* **Directive**
Repeat the lines below exactly as they appear, but leave out the images.
-- start of Data lines --
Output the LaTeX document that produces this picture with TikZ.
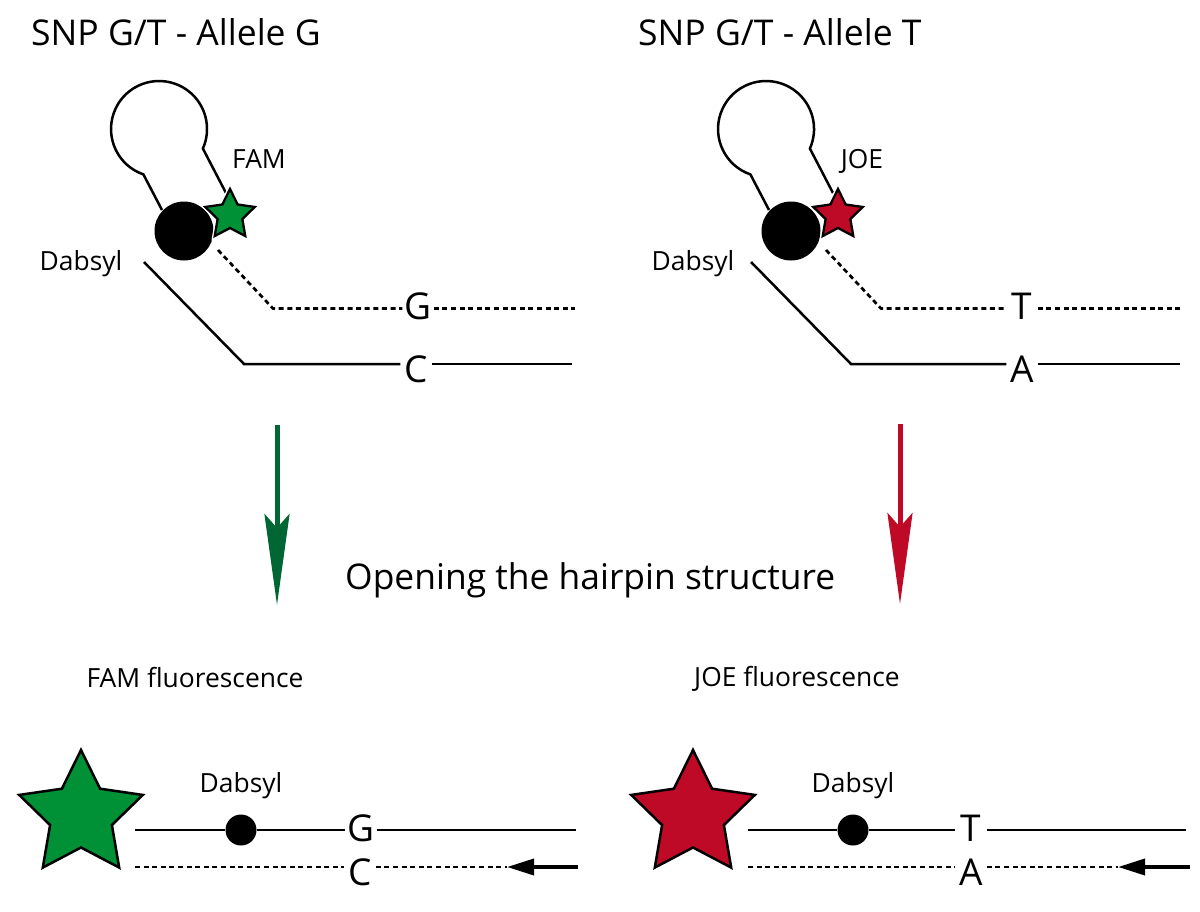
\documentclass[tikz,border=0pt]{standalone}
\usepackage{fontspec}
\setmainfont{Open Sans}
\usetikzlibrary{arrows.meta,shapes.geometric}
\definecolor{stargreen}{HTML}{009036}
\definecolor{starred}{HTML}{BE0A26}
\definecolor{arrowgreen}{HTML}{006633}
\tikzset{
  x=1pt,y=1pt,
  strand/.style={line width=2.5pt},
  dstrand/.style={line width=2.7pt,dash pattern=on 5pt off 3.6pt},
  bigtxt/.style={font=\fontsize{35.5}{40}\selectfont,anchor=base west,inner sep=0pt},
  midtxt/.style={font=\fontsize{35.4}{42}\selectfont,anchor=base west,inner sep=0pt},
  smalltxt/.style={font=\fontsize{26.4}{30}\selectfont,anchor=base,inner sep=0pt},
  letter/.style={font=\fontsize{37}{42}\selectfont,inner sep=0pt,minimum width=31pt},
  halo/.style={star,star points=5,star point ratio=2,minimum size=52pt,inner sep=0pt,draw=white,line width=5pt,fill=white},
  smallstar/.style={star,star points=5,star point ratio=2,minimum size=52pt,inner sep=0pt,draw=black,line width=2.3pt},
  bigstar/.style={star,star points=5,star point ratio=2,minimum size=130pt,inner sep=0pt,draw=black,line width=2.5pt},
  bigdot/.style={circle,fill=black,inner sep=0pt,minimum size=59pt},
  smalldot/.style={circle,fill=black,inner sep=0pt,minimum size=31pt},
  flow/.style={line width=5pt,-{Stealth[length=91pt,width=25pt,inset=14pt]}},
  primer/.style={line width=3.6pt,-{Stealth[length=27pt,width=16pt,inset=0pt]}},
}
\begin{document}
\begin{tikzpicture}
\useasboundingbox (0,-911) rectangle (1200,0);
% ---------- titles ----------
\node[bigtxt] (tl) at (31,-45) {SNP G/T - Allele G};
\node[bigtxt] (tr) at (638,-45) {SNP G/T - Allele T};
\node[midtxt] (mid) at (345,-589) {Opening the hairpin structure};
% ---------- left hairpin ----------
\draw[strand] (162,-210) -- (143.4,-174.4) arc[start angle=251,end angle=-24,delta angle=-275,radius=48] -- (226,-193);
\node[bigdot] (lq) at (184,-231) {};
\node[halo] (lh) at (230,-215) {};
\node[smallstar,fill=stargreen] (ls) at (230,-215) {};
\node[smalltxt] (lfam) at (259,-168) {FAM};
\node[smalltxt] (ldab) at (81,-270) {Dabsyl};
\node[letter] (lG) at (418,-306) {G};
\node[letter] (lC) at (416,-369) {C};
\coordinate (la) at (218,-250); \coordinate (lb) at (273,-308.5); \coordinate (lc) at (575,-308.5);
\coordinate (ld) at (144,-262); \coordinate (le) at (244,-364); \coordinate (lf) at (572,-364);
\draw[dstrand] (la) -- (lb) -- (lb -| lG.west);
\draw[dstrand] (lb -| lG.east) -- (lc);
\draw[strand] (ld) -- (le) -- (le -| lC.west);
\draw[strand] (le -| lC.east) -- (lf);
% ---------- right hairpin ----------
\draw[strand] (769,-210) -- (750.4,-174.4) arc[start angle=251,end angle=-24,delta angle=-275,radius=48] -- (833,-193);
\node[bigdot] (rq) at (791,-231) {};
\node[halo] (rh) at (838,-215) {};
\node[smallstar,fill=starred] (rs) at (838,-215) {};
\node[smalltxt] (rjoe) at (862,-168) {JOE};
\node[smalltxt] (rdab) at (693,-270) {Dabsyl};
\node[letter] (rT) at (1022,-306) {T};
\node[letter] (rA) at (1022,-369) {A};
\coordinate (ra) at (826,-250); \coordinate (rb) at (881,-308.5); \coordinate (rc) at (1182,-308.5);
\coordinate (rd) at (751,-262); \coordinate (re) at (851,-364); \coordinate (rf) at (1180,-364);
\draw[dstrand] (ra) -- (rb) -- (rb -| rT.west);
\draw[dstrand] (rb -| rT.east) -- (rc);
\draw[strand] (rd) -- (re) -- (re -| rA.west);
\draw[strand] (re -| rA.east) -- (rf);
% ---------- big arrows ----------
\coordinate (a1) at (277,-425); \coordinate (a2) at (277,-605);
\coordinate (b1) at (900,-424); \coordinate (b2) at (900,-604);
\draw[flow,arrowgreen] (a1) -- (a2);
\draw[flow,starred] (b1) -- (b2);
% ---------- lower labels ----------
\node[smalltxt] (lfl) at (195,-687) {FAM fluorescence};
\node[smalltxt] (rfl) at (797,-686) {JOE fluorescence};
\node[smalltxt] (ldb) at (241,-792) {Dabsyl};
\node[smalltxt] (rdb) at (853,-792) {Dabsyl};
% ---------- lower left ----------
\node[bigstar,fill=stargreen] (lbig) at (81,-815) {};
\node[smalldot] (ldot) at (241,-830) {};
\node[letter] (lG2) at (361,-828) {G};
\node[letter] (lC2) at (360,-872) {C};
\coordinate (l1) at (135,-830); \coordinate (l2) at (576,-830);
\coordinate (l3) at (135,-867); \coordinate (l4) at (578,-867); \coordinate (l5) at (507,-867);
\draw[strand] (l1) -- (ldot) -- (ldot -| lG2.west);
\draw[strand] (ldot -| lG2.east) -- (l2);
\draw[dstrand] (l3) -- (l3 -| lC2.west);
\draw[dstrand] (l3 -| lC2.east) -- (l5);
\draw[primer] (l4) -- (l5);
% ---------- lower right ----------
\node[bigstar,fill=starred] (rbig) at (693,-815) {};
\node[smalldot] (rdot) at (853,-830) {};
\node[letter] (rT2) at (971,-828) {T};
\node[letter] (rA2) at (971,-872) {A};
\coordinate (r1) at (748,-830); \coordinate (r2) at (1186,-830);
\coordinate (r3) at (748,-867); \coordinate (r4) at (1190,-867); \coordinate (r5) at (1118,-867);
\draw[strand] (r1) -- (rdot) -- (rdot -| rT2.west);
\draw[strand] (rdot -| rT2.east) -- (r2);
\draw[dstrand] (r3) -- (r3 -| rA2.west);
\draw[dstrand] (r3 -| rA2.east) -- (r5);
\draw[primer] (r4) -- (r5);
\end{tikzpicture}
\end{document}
-- end of Data lines --
* **Answer to the exercise**
Output the LaTeX document that produces this picture with TikZ.
\documentclass[tikz,border=0pt]{standalone}
\usepackage{fontspec}
\setmainfont{Open Sans}
\usetikzlibrary{arrows.meta,shapes.geometric}
\definecolor{stargreen}{HTML}{009036}
\definecolor{starred}{HTML}{BE0A26}
\definecolor{arrowgreen}{HTML}{006633}
\tikzset{
  x=1pt,y=1pt,
  strand/.style={line width=2.5pt},
  dstrand/.style={line width=2.7pt,dash pattern=on 5pt off 3.6pt},
  bigtxt/.style={font=\fontsize{35.5}{40}\selectfont,anchor=base west,inner sep=0pt},
  midtxt/.style={font=\fontsize{35.4}{42}\selectfont,anchor=base west,inner sep=0pt},
  smalltxt/.style={font=\fontsize{26.4}{30}\selectfont,anchor=base,inner sep=0pt},
  letter/.style={font=\fontsize{37}{42}\selectfont,inner sep=0pt,minimum width=31pt},
  halo/.style={star,star points=5,star point ratio=2,minimum size=52pt,inner sep=0pt,draw=white,line width=5pt,fill=white},
  smallstar/.style={star,star points=5,star point ratio=2,minimum size=52pt,inner sep=0pt,draw=black,line width=2.3pt},
  bigstar/.style={star,star points=5,star point ratio=2,minimum size=130pt,inner sep=0pt,draw=black,line width=2.5pt},
  bigdot/.style={circle,fill=black,inner sep=0pt,minimum size=59pt},
  smalldot/.style={circle,fill=black,inner sep=0pt,minimum size=31pt},
  flow/.style={line width=5pt,-{Stealth[length=91pt,width=25pt,inset=14pt]}},
  primer/.style={line width=3.6pt,-{Stealth[length=27pt,width=16pt,inset=0pt]}},
}
\begin{document}
\begin{tikzpicture}
\useasboundingbox (0,-911) rectangle (1200,0);
% ---------- titles ----------
\node[bigtxt] (tl) at (31,-45) {SNP G/T - Allele G};
\node[bigtxt] (tr) at (638,-45) {SNP G/T - Allele T};
\node[midtxt] (mid) at (345,-589) {Opening the hairpin structure};
% ---------- left hairpin ----------
\draw[strand] (162,-210) -- (143.4,-174.4) arc[start angle=251,end angle=-24,delta angle=-275,radius=48] -- (226,-193);
\node[bigdot] (lq) at (184,-231) {};
\node[halo] (lh) at (230,-215) {};
\node[smallstar,fill=stargreen] (ls) at (230,-215) {};
\node[smalltxt] (lfam) at (259,-168) {FAM};
\node[smalltxt] (ldab) at (81,-270) {Dabsyl};
\node[letter] (lG) at (418,-306) {G};
\node[letter] (lC) at (416,-369) {C};
\coordinate (la) at (218,-250); \coordinate (lb) at (273,-308.5); \coordinate (lc) at (575,-308.5);
\coordinate (ld) at (144,-262); \coordinate (le) at (244,-364); \coordinate (lf) at (572,-364);
\draw[dstrand] (la) -- (lb) -- (lb -| lG.west);
\draw[dstrand] (lb -| lG.east) -- (lc);
\draw[strand] (ld) -- (le) -- (le -| lC.west);
\draw[strand] (le -| lC.east) -- (lf);
% ---------- right hairpin ----------
\draw[strand] (769,-210) -- (750.4,-174.4) arc[start angle=251,end angle=-24,delta angle=-275,radius=48] -- (833,-193);
\node[bigdot] (rq) at (791,-231) {};
\node[halo] (rh) at (838,-215) {};
\node[smallstar,fill=starred] (rs) at (838,-215) {};
\node[smalltxt] (rjoe) at (862,-168) {JOE};
\node[smalltxt] (rdab) at (693,-270) {Dabsyl};
\node[letter] (rT) at (1022,-306) {T};
\node[letter] (rA) at (1022,-369) {A};
\coordinate (ra) at (826,-250); \coordinate (rb) at (881,-308.5); \coordinate (rc) at (1182,-308.5);
\coordinate (rd) at (751,-262); \coordinate (re) at (851,-364); \coordinate (rf) at (1180,-364);
\draw[dstrand] (ra) -- (rb) -- (rb -| rT.west);
\draw[dstrand] (rb -| rT.east) -- (rc);
\draw[strand] (rd) -- (re) -- (re -| rA.west);
\draw[strand] (re -| rA.east) -- (rf);
% ---------- big arrows ----------
\coordinate (a1) at (277,-425); \coordinate (a2) at (277,-605);
\coordinate (b1) at (900,-424); \coordinate (b2) at (900,-604);
\draw[flow,arrowgreen] (a1) -- (a2);
\draw[flow,starred] (b1) -- (b2);
% ---------- lower labels ----------
\node[smalltxt] (lfl) at (195,-687) {FAM fluorescence};
\node[smalltxt] (rfl) at (797,-686) {JOE fluorescence};
\node[smalltxt] (ldb) at (241,-792) {Dabsyl};
\node[smalltxt] (rdb) at (853,-792) {Dabsyl};
% ---------- lower left ----------
\node[bigstar,fill=stargreen] (lbig) at (81,-815) {};
\node[smalldot] (ldot) at (241,-830) {};
\node[letter] (lG2) at (361,-828) {G};
\node[letter] (lC2) at (360,-872) {C};
\coordinate (l1) at (135,-830); \coordinate (l2) at (576,-830);
\coordinate (l3) at (135,-867); \coordinate (l4) at (578,-867); \coordinate (l5) at (507,-867);
\draw[strand] (l1) -- (ldot) -- (ldot -| lG2.west);
\draw[strand] (ldot -| lG2.east) -- (l2);
\draw[dstrand] (l3) -- (l3 -| lC2.west);
\draw[dstrand] (l3 -| lC2.east) -- (l5);
\draw[primer] (l4) -- (l5);
% ---------- lower right ----------
\node[bigstar,fill=starred] (rbig) at (693,-815) {};
\node[smalldot] (rdot) at (853,-830) {};
\node[letter] (rT2) at (971,-828) {T};
\node[letter] (rA2) at (971,-872) {A};
\coordinate (r1) at (748,-830); \coordinate (r2) at (1186,-830);
\coordinate (r3) at (748,-867); \coordinate (r4) at (1190,-867); \coordinate (r5) at (1118,-867);
\draw[strand] (r1) -- (rdot) -- (rdot -| rT2.west);
\draw[strand] (rdot -| rT2.east) -- (r2);
\draw[dstrand] (r3) -- (r3 -| rA2.west);
\draw[dstrand] (r3 -| rA2.east) -- (r5);
\draw[primer] (r4) -- (r5);
\end{tikzpicture}
\end{document}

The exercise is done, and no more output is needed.